Elena's journey is not one of loud rebellion or dramatic vengeance. Instead, it is a study in quiet resistance: choosing documentation over destruction, patience over panic, and truth over performance. This story asks readers to consider how often lies survive not because they are strong-but because truth is inconvenient.
1. Revenge Redefined
Elena's revenge is not about humiliation or punishment. It is about survival and correction. What does it mean to "win" when revenge looks like endurance rather than spectacle?
2. Power and Perception
Daniel is protected by sympathy. Minji is protected by polish. Elena is dismissed as "boring" or "difficult." How does society reward performance over substance-and who pays the price?
3. Silence vs.
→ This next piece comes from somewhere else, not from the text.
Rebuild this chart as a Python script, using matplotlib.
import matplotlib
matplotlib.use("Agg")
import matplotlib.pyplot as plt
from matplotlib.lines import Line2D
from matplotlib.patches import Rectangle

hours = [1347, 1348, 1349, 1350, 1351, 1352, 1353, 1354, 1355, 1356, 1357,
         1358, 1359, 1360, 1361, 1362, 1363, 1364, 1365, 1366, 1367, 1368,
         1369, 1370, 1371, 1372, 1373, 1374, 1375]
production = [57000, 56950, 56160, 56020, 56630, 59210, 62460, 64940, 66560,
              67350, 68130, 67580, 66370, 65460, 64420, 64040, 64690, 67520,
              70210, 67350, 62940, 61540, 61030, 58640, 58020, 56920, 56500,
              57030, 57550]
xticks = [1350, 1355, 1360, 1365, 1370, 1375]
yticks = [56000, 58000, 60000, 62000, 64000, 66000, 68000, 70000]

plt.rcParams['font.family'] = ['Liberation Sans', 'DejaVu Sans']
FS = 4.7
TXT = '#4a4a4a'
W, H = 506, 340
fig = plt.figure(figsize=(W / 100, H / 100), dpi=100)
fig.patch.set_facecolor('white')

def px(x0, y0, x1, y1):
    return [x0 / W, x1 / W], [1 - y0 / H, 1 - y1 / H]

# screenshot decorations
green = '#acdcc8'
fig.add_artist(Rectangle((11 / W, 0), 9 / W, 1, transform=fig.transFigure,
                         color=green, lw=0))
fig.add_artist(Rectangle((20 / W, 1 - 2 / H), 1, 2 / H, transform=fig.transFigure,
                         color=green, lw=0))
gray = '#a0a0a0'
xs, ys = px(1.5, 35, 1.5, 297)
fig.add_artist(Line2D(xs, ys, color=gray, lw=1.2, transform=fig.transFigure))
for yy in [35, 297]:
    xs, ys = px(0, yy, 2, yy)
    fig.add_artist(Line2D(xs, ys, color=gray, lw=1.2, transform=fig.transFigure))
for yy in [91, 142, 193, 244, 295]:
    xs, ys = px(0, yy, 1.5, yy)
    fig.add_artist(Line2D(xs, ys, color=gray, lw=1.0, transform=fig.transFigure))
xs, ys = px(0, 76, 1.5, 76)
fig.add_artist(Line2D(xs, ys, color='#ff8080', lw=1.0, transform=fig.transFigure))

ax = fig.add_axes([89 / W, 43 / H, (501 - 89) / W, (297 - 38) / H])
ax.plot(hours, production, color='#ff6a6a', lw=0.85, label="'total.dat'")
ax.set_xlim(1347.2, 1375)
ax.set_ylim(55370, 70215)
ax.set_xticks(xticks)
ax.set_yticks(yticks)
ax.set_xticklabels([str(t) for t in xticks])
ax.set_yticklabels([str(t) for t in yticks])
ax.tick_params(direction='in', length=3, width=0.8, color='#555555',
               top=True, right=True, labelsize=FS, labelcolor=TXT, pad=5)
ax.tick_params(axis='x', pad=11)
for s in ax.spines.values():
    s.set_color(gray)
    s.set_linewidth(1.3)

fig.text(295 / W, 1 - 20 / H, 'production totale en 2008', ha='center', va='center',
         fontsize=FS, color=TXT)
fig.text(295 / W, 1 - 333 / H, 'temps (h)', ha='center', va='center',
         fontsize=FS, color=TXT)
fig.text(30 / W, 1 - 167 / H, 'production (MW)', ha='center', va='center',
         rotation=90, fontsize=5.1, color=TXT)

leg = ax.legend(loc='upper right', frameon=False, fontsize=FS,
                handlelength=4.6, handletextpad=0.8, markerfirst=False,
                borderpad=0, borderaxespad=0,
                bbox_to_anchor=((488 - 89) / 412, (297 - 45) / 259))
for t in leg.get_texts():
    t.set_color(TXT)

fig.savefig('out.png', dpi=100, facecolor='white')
Documentation
The novel repeatedly contrasts silence with record-keeping. Silence protects systems. Documentation exposes them. What does this say about truth in modern institutions, families, and workplaces?
4. Gender and Credibility
Elena is questioned not because her evidence is weak, but because her resolve makes others uncomfortable. How does the novel reflect real-world biases around women, anger, and authority?
5. Systems, Not Villains
Rather than focusing solely on individual wrongdoing, the story reveals how systems enable corruption. Why is Elena more interested in reforming the structure than destroying one person?